Bear in mind that this reform is not intended to “make copyright work”. It would remain a legislative travesty, but at least it would be made ethical, ‘declawed’ against natural persons. Obviously, people who create companies or corporations (unnatural persons) to do business (or simply engage culturally) must still put up with their corporations being at risk of copyright litigation (with potential directorial liabilities).

This reform may get traction because while most people support copyright (making abolition unappealing), many may assume, or may be persuaded, that it should only apply to corporations – because they believe copyright is a mechanism for ensuring corporations pay long suffering artists for the commercial exploitation of their art.

Grandmothers collecting Karaoke CDs are not to be sent to prison (or even given suspended sentences). That inhumanity still happens if you shorten copyright’s term to 14+14 years.

Derek Bambauer on Copyright Greenwashing · 22 December 2012 by Crosbie Fitch

Derek Bambauer suggests the cartel’s attempt to frame copyright as ‘a natural right to be secured’ is greenwashing. I suggest it is because they’ve recognised I have a point – the US Constitution did not empower the granting of a privilege. See my argument with Karl

The US Constitution empowers Congress to SECURE the author’s (“solemnly adjudged to be a common law”) right to exclude others from their writings for limited times.

In 1787, in the New World and Old, most of those in the publishing industry were kidding themselves that a reproduction monopoly was a natural right and that the Statute of Anne (and various states’ legislative imitations) was a paltry legal recognition thereof. This is why James Madison (despite Jefferson’s suggestion to explicitly empower the granting of monopolies) knew he only needed to empower Congress to secure a right, in order to grant the monopoly of copyright.

By legislating the first US copyright act (Statute of Anne with minor edits) in 1790, most of those interested would accept this as the securing of a natural right (despite the fact that Madison & Jefferson knew damn well that copyright was the granting of a monopoly, not the securing of a right) – “That to secure these rights, Governments are instituted among Men, deriving their just powers from the consent of the governed”.

Madison (who wanted copyright enacted) knew that a clause empowering Congress to grant monopolies would not have been ratified, hence his insertion of a clause that ‘secured a right’ – a pre-existing right (“endowed by their Creator with certain unalienable Rights”).

The point is, although the clause was APPARENTLY sufficient to enable Madison/Congress to grant copyright (by way of securing a common law right as others would assume) it was not ACTUALLY sufficient. Copyright is the grant of a monopoly and not at all law that secures a common law right.

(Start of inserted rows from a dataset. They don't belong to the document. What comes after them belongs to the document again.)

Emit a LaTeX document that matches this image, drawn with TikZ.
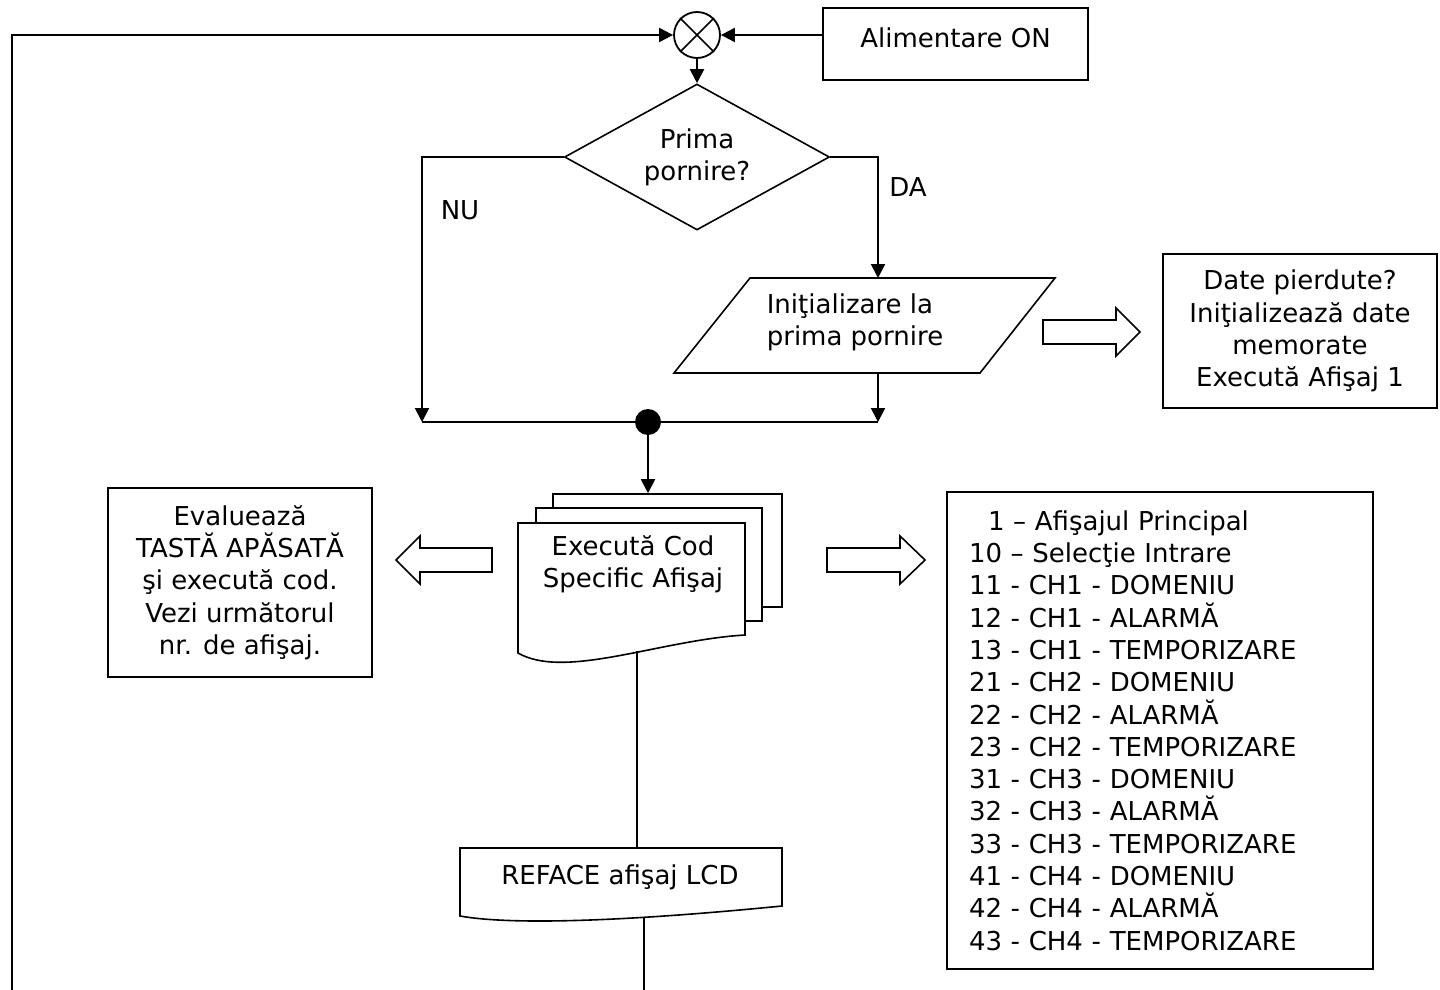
\documentclass[tikz,border=0pt]{standalone}
\usepackage{fontspec}
\setmainfont{DejaVu Sans}
\usetikzlibrary{shapes.geometric,arrows.meta}

\begin{document}
\begin{tikzpicture}[x=1pt,y=1pt,yscale=-1,xscale=1,
	font=\fontsize{26}{32.3}\selectfont,
	arr/.style={line width=2pt,-{Triangle[length=14pt,width=14pt]}},
	wire/.style={line width=2pt},
	edge/.style={line width=1.6pt},
	box/.style={draw,edge,rectangle,align=center,inner sep=0pt}]
	\useasboundingbox (0,0) rectangle (1440,990);
	
	%Shape: Circle [id:sum]
	\node (sum) [draw,circle,line width=1.8pt,minimum size=46,inner sep=0pt] at (697,35) {};
	\draw [edge] (sum.north west) -- (sum.south east) (sum.north east) -- (sum.south west);
	%Shape: Rectangle [id:start]
	\node (start) [box,minimum width=265,minimum height=72,text depth=12pt] at (955.5,44) {Alimentare ON};
	%Shape: Diamond [id:q]
	\node (q) [draw,diamond,edge,aspect=1.8,minimum width=265,minimum height=146,inner sep=0pt,align=center] at (697,157) {Prima\\pornire?};
	%Shape: Parallelogram [id:init]
	\draw [edge] (750,278) -- (1055,278) -- (980,373) -- (674,373) -- cycle;
	\node (init) [align=left] at (855,322) {Iniţializare la\\prima pornire};
	\coordinate (initT) at (878,278);
	\coordinate (initB) at (878,373);
	%Shape: Rectangle [id:lost]
	\node (lost) [box,minimum width=274,minimum height=154] at (1300,331) {Date pierdute?\\Iniţializează date\\memorate\\Execută Afişaj 1};
	%Shape: Join
	\coordinate (barL) at (422,422);
	\coordinate (barR) at (878,422);
	\draw [wire] (barL) -- (barR);
	\node (dot) [circle,fill,inner sep=0pt,minimum size=26] at (648,422) {};
	%Shape: Document stack [id:exec]
	\node (docback) [draw,edge,fill=white,minimum width=229,minimum height=113] at (667.5,550.5) {};
	\node (docmid) [draw,edge,fill=white,minimum width=226,minimum height=113] at (649,564.5) {};
	\draw [edge,fill=white] (518,523) -- (745,523) -- (745,635) .. controls (660,640) and (565,680) .. (518,653) -- cycle;
	\node (exec) [align=center] at (633,564) {Execută Cod\\Specific Afişaj};
	\coordinate (execOut) at (637,651);
	%Shape: Rectangle [id:keys]
	\node (keys) [box,minimum width=264,minimum height=189] at (240,582.5) {Evaluează\\TASTĂ APĂSATĂ\\şi execută cod.\\Vezi următorul\\nr. de afişaj.};
	%Shape: Rectangle [id:list]
	\node (list) [box,align=left,text width=382,inner xsep=22,minimum height=477] at (1160,730.5) {\hspace*{19pt}1 – Afişajul Principal\\10 – Selecţie Intrare\\11 - CH1 - DOMENIU\\12 - CH1 - ALARMĂ\\13 - CH1 - TEMPORIZARE\\21 - CH2 - DOMENIU\\22 - CH2 - ALARMĂ\\23 - CH2 - TEMPORIZARE\\31 - CH3 - DOMENIU\\32 - CH3 - ALARMĂ\\33 - CH3 - TEMPORIZARE\\41 - CH4 - DOMENIU\\42 - CH4 - ALARMĂ\\43 - CH4 - TEMPORIZARE};
	%Shape: Document [id:lcd]
	\draw [edge] (460,848) -- (782,848) -- (782,906) .. controls (620,922) and (510,925) .. (460,916) -- cycle;
	\node (lcd) at (620,877) {REFACE afişaj LCD};
	\coordinate (lcdT) at (637,848);
	\coordinate (lcdOut) at (644,918);
	\coordinate (bot) at (644,990);
	\coordinate (loopB) at (12,990);
	
	%Shape: Block arrows
	\draw [edge] (1043,320) -- (1116,320) -- (1116,308) -- (1140,332) -- (1116,356) -- (1116,344) -- (1043,344) -- cycle;
	\draw [edge] (827,548) -- (900,548) -- (900,536) -- (925,560) -- (900,584) -- (900,572) -- (827,572) -- cycle;
	\draw [edge] (492,548) -- (420,548) -- (420,536) -- (396,560) -- (420,584) -- (420,572) -- (492,572) -- cycle;
	
	%Connectors
	\draw [arr] (start.west |- sum.east) -- (sum.east);
	\draw [arr] (loopB) |- (sum.west);
	\draw [arr] (sum.south) -- (q.north);
	\draw [arr] (q.west) -| (barL);
	\draw [arr] (q.east) -| (initT);
	\draw [arr] (initB) -- (barR);
	\draw [arr] (dot) -- (dot |- docback.north);
	\draw [wire] (execOut) -- (lcdT);
	\draw [wire] (lcdOut) -- (bot);
	
	% Text Node
	\node (nu) at (460,210) {NU};
	% Text Node
	\node (da) at (908,187) {DA};
\end{tikzpicture}
\end{document}
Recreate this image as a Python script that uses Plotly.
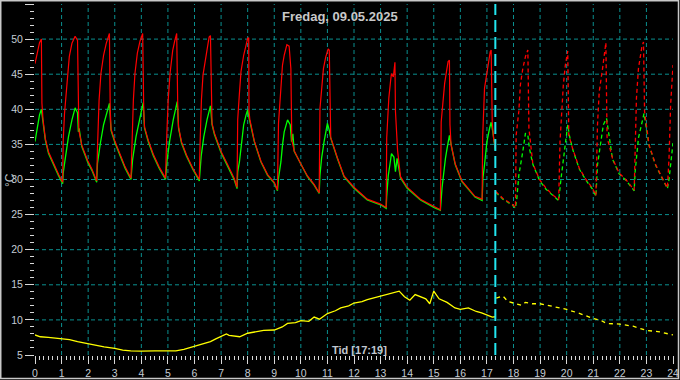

So, Congress did not have power to grant copyright. It only had power to secure an author’s natural right to exclude others from their writings, i.e. our physical power to exclude burglars from copying our writings, such as our memoirs in our desk drawers (a natural right) – not to exclude those who purchase copies of those memoirs from us, from making and distributing their own copies (a privilege).

So, the cartel, conceding that the US Constitution empowered only the securing of a natural right, must now pretend that a reproduction monopoly is a natural right. And like James Madison, they will lead their audience to believe this without actually asserting it.

drew Roberts said 4092 days ago :

Seems the concept of no taxation without representation has fallen by the wayside a long time ago.